Task
Restate word for word the lines that begin the listing and end with the line holding "50, 47, 43];".

▶

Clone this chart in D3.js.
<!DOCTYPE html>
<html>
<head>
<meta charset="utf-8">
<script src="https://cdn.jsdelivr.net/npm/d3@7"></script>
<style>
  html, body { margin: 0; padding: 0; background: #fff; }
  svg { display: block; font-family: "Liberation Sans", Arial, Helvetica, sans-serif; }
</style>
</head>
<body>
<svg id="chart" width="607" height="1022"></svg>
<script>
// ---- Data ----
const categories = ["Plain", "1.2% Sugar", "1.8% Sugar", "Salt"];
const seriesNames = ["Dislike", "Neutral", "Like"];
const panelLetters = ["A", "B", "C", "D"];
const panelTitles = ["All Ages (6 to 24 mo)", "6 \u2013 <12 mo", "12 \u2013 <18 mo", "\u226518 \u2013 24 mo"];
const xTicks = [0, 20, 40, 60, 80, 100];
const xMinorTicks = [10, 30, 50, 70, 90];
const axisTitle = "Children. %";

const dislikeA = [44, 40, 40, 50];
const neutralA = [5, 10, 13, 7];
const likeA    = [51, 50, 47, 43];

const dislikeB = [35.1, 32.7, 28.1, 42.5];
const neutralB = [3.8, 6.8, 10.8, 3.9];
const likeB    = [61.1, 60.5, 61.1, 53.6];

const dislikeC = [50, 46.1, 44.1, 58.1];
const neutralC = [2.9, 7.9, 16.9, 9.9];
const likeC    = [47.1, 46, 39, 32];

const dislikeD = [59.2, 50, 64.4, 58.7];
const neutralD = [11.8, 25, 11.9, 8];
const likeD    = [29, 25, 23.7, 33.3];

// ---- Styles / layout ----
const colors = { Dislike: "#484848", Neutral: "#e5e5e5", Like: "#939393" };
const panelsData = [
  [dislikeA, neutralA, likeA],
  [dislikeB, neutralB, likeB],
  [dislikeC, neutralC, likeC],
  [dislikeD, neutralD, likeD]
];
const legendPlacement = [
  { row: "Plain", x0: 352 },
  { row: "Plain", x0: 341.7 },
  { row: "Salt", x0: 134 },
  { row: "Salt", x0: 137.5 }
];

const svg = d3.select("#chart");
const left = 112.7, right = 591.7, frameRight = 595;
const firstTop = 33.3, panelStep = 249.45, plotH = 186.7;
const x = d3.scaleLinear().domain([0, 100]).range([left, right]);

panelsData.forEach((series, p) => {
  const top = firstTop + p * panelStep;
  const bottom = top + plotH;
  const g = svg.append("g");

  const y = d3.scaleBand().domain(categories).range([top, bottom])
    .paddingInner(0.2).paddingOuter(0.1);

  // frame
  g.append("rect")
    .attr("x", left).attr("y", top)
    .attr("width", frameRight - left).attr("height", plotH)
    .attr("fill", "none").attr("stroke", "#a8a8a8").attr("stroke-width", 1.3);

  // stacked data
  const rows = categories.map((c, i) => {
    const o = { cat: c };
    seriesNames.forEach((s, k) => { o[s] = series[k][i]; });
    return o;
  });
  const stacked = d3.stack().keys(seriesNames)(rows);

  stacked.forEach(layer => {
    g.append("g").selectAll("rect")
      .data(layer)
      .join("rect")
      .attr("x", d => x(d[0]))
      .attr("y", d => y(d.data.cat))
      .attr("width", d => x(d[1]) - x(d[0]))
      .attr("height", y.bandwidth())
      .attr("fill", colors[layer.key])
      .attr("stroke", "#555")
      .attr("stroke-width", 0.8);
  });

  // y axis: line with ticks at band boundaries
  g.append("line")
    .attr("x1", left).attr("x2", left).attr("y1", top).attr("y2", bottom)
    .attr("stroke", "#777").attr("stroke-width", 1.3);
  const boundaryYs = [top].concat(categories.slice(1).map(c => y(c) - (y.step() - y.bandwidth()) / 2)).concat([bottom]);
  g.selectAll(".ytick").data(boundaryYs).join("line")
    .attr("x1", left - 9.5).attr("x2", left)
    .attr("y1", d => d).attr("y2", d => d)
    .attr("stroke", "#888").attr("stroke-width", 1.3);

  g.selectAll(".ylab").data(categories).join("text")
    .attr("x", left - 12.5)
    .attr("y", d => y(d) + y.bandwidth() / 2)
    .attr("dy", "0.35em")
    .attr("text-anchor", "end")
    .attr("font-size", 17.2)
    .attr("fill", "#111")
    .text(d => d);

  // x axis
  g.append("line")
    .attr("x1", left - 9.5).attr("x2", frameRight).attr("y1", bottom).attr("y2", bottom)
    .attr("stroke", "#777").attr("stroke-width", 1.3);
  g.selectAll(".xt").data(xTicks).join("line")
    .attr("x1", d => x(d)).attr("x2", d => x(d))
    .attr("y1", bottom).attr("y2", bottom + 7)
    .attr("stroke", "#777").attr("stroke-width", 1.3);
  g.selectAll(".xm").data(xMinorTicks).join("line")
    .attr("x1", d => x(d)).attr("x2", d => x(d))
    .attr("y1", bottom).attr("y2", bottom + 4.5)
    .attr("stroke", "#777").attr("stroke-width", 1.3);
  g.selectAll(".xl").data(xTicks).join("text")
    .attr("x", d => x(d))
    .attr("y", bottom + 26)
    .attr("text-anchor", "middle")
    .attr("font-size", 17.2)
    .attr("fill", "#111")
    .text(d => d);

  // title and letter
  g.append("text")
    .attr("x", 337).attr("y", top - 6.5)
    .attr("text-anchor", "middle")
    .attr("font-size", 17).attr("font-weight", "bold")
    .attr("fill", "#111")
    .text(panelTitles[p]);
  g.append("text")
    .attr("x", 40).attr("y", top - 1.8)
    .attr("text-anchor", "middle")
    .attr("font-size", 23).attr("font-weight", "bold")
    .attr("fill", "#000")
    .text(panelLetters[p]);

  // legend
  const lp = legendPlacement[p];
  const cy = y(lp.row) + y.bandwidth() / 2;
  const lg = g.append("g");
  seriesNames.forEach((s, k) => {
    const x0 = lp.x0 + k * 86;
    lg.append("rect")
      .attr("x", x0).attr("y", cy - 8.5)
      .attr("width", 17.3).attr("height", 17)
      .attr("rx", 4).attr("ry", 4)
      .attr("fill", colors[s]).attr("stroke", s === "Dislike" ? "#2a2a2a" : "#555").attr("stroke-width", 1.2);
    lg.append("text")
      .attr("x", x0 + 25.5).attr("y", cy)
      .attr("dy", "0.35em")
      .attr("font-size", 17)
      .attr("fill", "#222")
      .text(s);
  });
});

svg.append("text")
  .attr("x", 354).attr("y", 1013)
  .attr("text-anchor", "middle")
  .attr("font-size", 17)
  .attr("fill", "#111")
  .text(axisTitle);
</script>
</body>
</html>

◀

Written answer
Clone this chart in D3.js.
<!DOCTYPE html>
<html>
<head>
<meta charset="utf-8">
<script src="https://cdn.jsdelivr.net/npm/d3@7"></script>
<style>
  html, body { margin: 0; padding: 0; background: #fff; }
  svg { display: block; font-family: "Liberation Sans", Arial, Helvetica, sans-serif; }
</style>
</head>
<body>
<svg id="chart" width="607" height="1022"></svg>
<script>
// ---- Data ----
const categories = ["Plain", "1.2% Sugar", "1.8% Sugar", "Salt"];
const seriesNames = ["Dislike", "Neutral", "Like"];
const panelLetters = ["A", "B", "C", "D"];
const panelTitles = ["All Ages (6 to 24 mo)", "6 \u2013 <12 mo", "12 \u2013 <18 mo", "\u226518 \u2013 24 mo"];
const xTicks = [0, 20, 40, 60, 80, 100];
const xMinorTicks = [10, 30, 50, 70, 90];
const axisTitle = "Children. %";

const dislikeA = [44, 40, 40, 50];
const neutralA = [5, 10, 13, 7];
const likeA    = [51, 50, 47, 43];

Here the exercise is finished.